Frage an Katrin Göring-Eckardt von Inge Z. bezüglich Recht
Sehr geehrte Frau Göring-Eckardt,
ich habe immer noch Ihre klaren und sehr mutigen Worte vom Abschlussgottesdienst des evangelischen Kirchentags in Dresden im Ohr, mit denen Sie Bürgerinnen und Bürger dazu ermutigen sich für Ihre Anliegen, für unser Land, für die Umwelt zu engagieren und gleichzeitig die Politiker ermahnen, den Protest der Bevölkerung ernst zu nehmen.
Deshalb möchte ich mich im Vorfeld des Sonderparteitags der Grünen an Sie wenden und fragen, wie es sein kann, dass der Vorstand der Partei dem faulen Kompromiss der Regierung zustimmt.

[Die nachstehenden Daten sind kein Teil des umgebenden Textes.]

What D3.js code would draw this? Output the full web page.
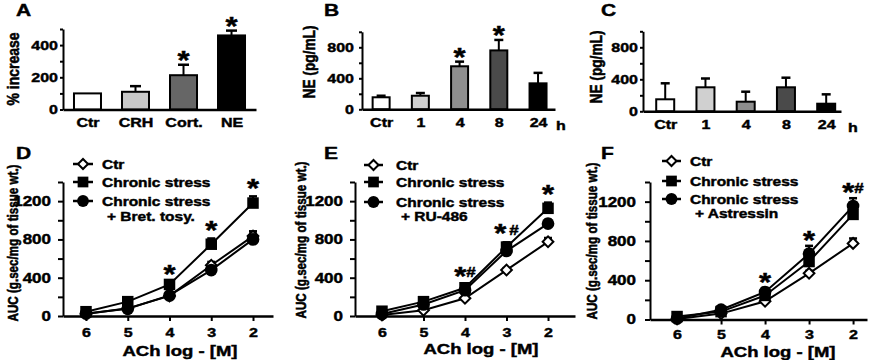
<!DOCTYPE html>
<html><head><meta charset="utf-8">
<script src="https://cdn.jsdelivr.net/npm/d3@7"></script>
<style>
body{margin:0;background:#fff}
text{font-family:"Liberation Sans",Arial,sans-serif;font-weight:bold;fill:#000;stroke:#000;stroke-width:0.55px}
</style>
</head><body>
<svg id="c" width="870" height="360"></svg>
<script>
// ---------- DATA ----------
const catsA = ["Ctr","CRH","Cort.","NE"];
const valsA = [100,110,213,460];
const errA  = [0,35,65,30];
const starsA = [false,false,true,true];
const colorsA = ["#ffffff","#c8c8c8","#666666","#000000"];

const catsB = ["Ctr","1","4","8","24"];
const valsB = [155,175,555,760,335];
const errB  = [20,35,60,135,135];
const starsB = [false,false,true,true,false];

const catsC = ["Ctr","1","4","8","24"];
const valsC = [150,300,120,300,95];
const errC  = [200,110,125,120,117];
const starsC = [false,false,false,false,false];
const colorsBC = ["#ffffff","#d0d0d0","#8e8e8e","#4a4a4a","#000000"];

const doses = ["6","5","4","3","2"];

const ctrD = [20,80,210,530,835],  ctrDErr = [10,15,20,35,50];
const stressD = [45,150,330,750,1180], stressDErr = [15,20,30,60,70];
const bretD = [25,75,215,480,800], bretDErr = [10,15,20,30,60];
const starsD = [["4","*"],["3","*"],["2","*"]];

const ctrE = [10,60,185,480,775], ctrEErr = [5,10,15,20,40];
const stressE = [50,150,295,720,1125], stressEErr = [10,20,30,50,60];
const ruE = [20,120,270,680,965], ruEErr = [10,20,30,40,40];
const starsE = [["4","*#"],["3","* #"],["2","*"]];

const ctrF = [5,60,185,470,775], ctrFErr = [5,10,15,25,50];
const stressF = [30,80,245,590,1070], stressFErr = [10,15,30,50,50];
const astF = [10,100,280,670,1155], astFErr = [10,20,40,80,80];
const starsF = [["4","*"],["3","*"],["2","*#"]];

const legendNames = ["Ctr","Chronic stress","Chronic stress"];

// ---------- HELPERS ----------
const svg = d3.select("#c");
const K = 0.82;
function sq(sel, k=K){
  sel.each(function(){
    const t = d3.select(this);
    const y = +t.attr("y") || 0;
    t.attr("transform", `translate(0,${y*(1-k)}) scale(1,${k})`);
  });
}
function label(g, x, y, str, size, anchor="start"){
  const t = g.append("text").attr("x",x).attr("y",y).attr("font-size",size)
    .attr("text-anchor",anchor).text(str);
  sq(t);
  return t;
}
function yTitle(g, cx, cy, str, size, len){
  g.append("text").attr("transform",`translate(${cx},${cy}) rotate(-90)`)
    .attr("text-anchor","middle").attr("dominant-baseline","central")
    .attr("font-size",size).attr("textLength",len).attr("lengthAdjust","spacingAndGlyphs")
    .text(str);
}
function starText(g, x, yc, str){
  const t = g.append("text").attr("x",x).attr("y",yc+14).attr("text-anchor","middle");
  let shifted = false;
  for (const ch of str){
    if (ch === "#"){
      t.append("tspan").attr("font-size",17).attr("dy",shifted?0:-9.5).text("#");
      shifted = true;
    } else if (ch === "*"){
      t.append("tspan").attr("font-size",31).attr("dy",shifted?9.5:0).text("*");
      shifted = false;
    } else {
      t.append("tspan").attr("font-size",10).attr("dy",shifted?9.5:0).text("\u00a0");
      shifted = false;
    }
  }
  sq(t);
}
function styleAxis(ax, fs){
  ax.selectAll("path,line").attr("stroke","#000").attr("stroke-width",2);
  ax.selectAll("text").attr("font-size",fs).attr("font-family",null).attr("fill",null).call(sq);
  ax.attr("font-family",null).attr("font-size",null);
}

// ---------- BAR PANELS ----------
function barPanel(o){
  const g = svg.append("g");
  const x = d3.scalePoint().domain(o.cats).range(o.xr).padding(o.pad).align(o.align);
  const y = d3.scaleLinear().domain(o.yd).range(o.yr);
  g.selectAll("rect").data(o.vals).join("rect")
    .attr("x",(d,i)=>x(o.cats[i])-o.bw/2).attr("width",o.bw)
    .attr("y",d=>y(d)).attr("height",d=>y(0)-y(d))
    .attr("fill",(d,i)=>o.colors[i]).attr("stroke","#000").attr("stroke-width",2);
  o.vals.forEach((v,i)=>{
    const e = o.errs[i];
    if (e > 0){
      const cx = x(o.cats[i]);
      g.append("line").attr("x1",cx).attr("x2",cx).attr("y1",y(v)).attr("y2",y(v+e))
        .attr("stroke","#000").attr("stroke-width",2);
      g.append("line").attr("x1",cx-o.cap/2).attr("x2",cx+o.cap/2).attr("y1",y(v+e)).attr("y2",y(v+e))
        .attr("stroke","#000").attr("stroke-width",2.5);
    }
    if (o.stars[i]) starText(g, x(o.cats[i]), y(v+e)-10, "*");
  });
  const ya = g.append("g").attr("transform",`translate(${o.xr[0]},0)`)
    .call(d3.axisLeft(y).tickValues(o.major).tickSize(o.ts).tickPadding(o.tp).tickSizeOuter(0).tickFormat(d3.format("d")));
  styleAxis(ya, 16);
  const ym = g.append("g").attr("transform",`translate(${o.xr[0]},0)`)
    .call(d3.axisLeft(y).tickValues(o.minor).tickSize(o.ts).tickFormat(""));
  ym.select(".domain").remove(); styleAxis(ym, 16);
  const xa = g.append("g").attr("transform",`translate(0,${y(0)})`)
    .call(d3.axisBottom(x).tickSize(0).tickPadding(8).tickSizeOuter(0));
  styleAxis(xa, 16);
  xa.select(".domain").attr("stroke-width",2.5);
  if (o.unit) label(g, o.unit, y(0)+21, "h", 16, "middle");
  yTitle(g, o.title[0], o.title[1], o.title[2], 17, o.title[3]);
  label(g, o.letter[0], o.letter[1], o.letter[2], 21);
}

barPanel({cats:catsA, vals:valsA, errs:errA, stars:starsA, colors:colorsA,
  xr:[63,256], pad:0.51, align:0.5, bw:27, cap:11, yd:[0,500], yr:[109.5,29],
  major:[0,200,400], minor:[100,300,500], ts:3, tp:2,
  title:[13,69,"% increase",73], letter:[16,16,"A"]});
barPanel({cats:catsB, vals:valsB, errs:errB, stars:starsB, colors:colorsBC,
  xr:[362,555], pad:0.46, align:0.53, bw:17, cap:9, yd:[0,1000], yr:[109.3,31.8],
  major:[0,400,800], minor:[200,600,1000], ts:3, tp:5, unit:561,
  title:[309,62,"NE (pg/mL)",73], letter:[324,16,"B"]});
barPanel({cats:catsC, vals:valsC, errs:errC, stars:starsC, colors:colorsBC,
  xr:[643,841], pad:0.46, align:0.6, bw:18, cap:9, yd:[0,1000], yr:[111.3,31.3],
  major:[0,400,800], minor:[200,600,1000], ts:3, tp:2, unit:853,
  title:[596,67,"NE (pg/mL)",73], letter:[601,16,"C"]});

// ---------- LINE PANELS ----------
function marker(g, kind, cx, cy, s){
  if (kind === "diamond"){
    g.append("path").attr("d", d3.symbol(d3.symbolSquare, 50*s)())
      .attr("transform",`translate(${cx},${cy}) rotate(45)`)
      .attr("fill","#fff").attr("stroke","#000").attr("stroke-width",2);
  } else if (kind === "square"){
    g.append("path").attr("d", d3.symbol(d3.symbolSquare, 115*s)())
      .attr("transform",`translate(${cx},${cy})`).attr("fill","#000");
  } else {
    g.append("path").attr("d", d3.symbol(d3.symbolCircle, 110*s)())
      .attr("transform",`translate(${cx},${cy})`).attr("fill","#000");
  }
}
function linePanel(o){
  const g = svg.append("g");
  const x = d3.scalePoint().domain(doses).range(o.xr).padding(o.pad).align(o.align);
  const y = d3.scaleLinear().domain([0,1400]).range(o.yr);
  const kinds = ["diamond","square","circle"];
  const line = d3.line().x((d,i)=>x(doses[i])).y(d=>y(d));
  o.series.forEach(s=>{
    g.append("path").attr("d",line(s.v)).attr("fill","none").attr("stroke","#000").attr("stroke-width",2);
  });
  o.series.forEach(s=>{
    s.v.forEach((v,i)=>{
      const cx = x(doses[i]), e = s.e[i];
      g.append("line").attr("x1",cx).attr("x2",cx).attr("y1",y(v)).attr("y2",y(v+e))
        .attr("stroke","#000").attr("stroke-width",2);
      g.append("line").attr("x1",cx-4).attr("x2",cx+4).attr("y1",y(v+e)).attr("y2",y(v+e))
        .attr("stroke","#000").attr("stroke-width",2.5);
    });
  });
  o.series.forEach((s,k)=>{
    s.v.forEach((v,i)=>marker(g, kinds[k], x(doses[i]), y(v), 1.15));
  });
  o.stars.forEach(([d,str])=>{
    const i = doses.indexOf(d);
    const top = d3.max(o.series, s=>s.v[i]+s.e[i]);
    starText(g, x(d), y(top)-o.soff, str);
  });
  const ya = g.append("g").attr("transform",`translate(${o.xr[0]},0)`)
    .call(d3.axisLeft(y).tickValues([0,400,800,1200]).tickSize(5).tickPadding(o.tp).tickSizeOuter(0).tickFormat(d3.format("d")));
  styleAxis(ya, 17);
  const ym = g.append("g").attr("transform",`translate(${o.xr[0]},0)`)
    .call(d3.axisLeft(y).tickValues([200,600,1000,1400]).tickSize(5).tickFormat(""));
  ym.select(".domain").remove(); styleAxis(ym, 17);
  const xa = g.append("g").attr("transform",`translate(0,${y(0)})`)
    .call(d3.axisBottom(x).tickSize(5).tickPadding(o.xp).tickSizeOuter(0));
  styleAxis(xa, 16);
  xa.select(".domain").attr("stroke-width",2.5);
  label(g, o.xt[0], o.xt[1], "ACh log - [M]", 18.5, "middle");
  yTitle(g, o.yt[0], o.yt[1], "AUC (g.sec/mg of tissue wt.)", 14, 157);
  label(g, o.letter[0], o.letter[1], o.letter[2], 21);
  // legend
  const L = o.leg;
  legendNames.forEach((n,k)=>{
    const ry = L.rows[k];
    g.append("line").attr("x1",L.x0).attr("x2",L.x1).attr("y1",ry).attr("y2",ry)
      .attr("stroke","#000").attr("stroke-width",2.5);
    marker(g, kinds[k], (L.x0+L.x1)/2, ry, 1);
    label(g, L.tx, ry+5, n, 15.5);
  });
  label(g, L.tx+5, L.extraY+5, L.extra, 15.5);
}

linePanel({series:[{v:ctrD,e:ctrDErr},{v:stressD,e:stressDErr},{v:bretD,e:bretDErr}],
  stars:starsD, soff:13, xr:[63,273], pad:0.515, align:0.535, yr:[316,182], tp:7, xp:7,
  xt:[180,356], yt:[13,243], letter:[16,159,"D"],
  leg:{x0:73,x1:93,tx:102,rows:[164,182,201],extra:"+ Bret. tosy.",extraY:216}});
linePanel({series:[{v:ctrE,e:ctrEErr},{v:stressE,e:stressEErr},{v:ruE,e:ruEErr}],
  stars:starsE, soff:14, xr:[355,575], pad:0.65, align:0.5, yr:[316,182], tp:7, xp:7,
  xt:[481,354], yt:[301,240], letter:[324,159,"E"],
  leg:{x0:364,x1:383,tx:396,rows:[165,182,202],extra:"+ RU-486",extraY:216}});
linePanel({series:[{v:ctrF,e:ctrFErr},{v:stressF,e:stressFErr},{v:astF,e:astFErr}],
  stars:starsF, soff:11, xr:[650,867], pad:0.466, align:0.66, yr:[319.5,182], tp:9, xp:5,
  xt:[778,357.5], yt:[592,241], letter:[601,159,"F"],
  leg:{x0:662,x1:681,tx:690,rows:[161,181,199],extra:"+ Astressin",extraY:213}});
</script>
</body></html>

Welche Möglichkeiten der Lagerung der in den nächsten 11 Jahren entstehenden radioaktiven Abfälle (pro Jahr und AKW 30 Tonnen hochradioaktiver Müll plus ca.70 Tonnen schwachradioaktives Material) sind ihm bekannt, dass er einen Weiterbetrieb der Atomkraftwerke für moralisch verantwortbar hält?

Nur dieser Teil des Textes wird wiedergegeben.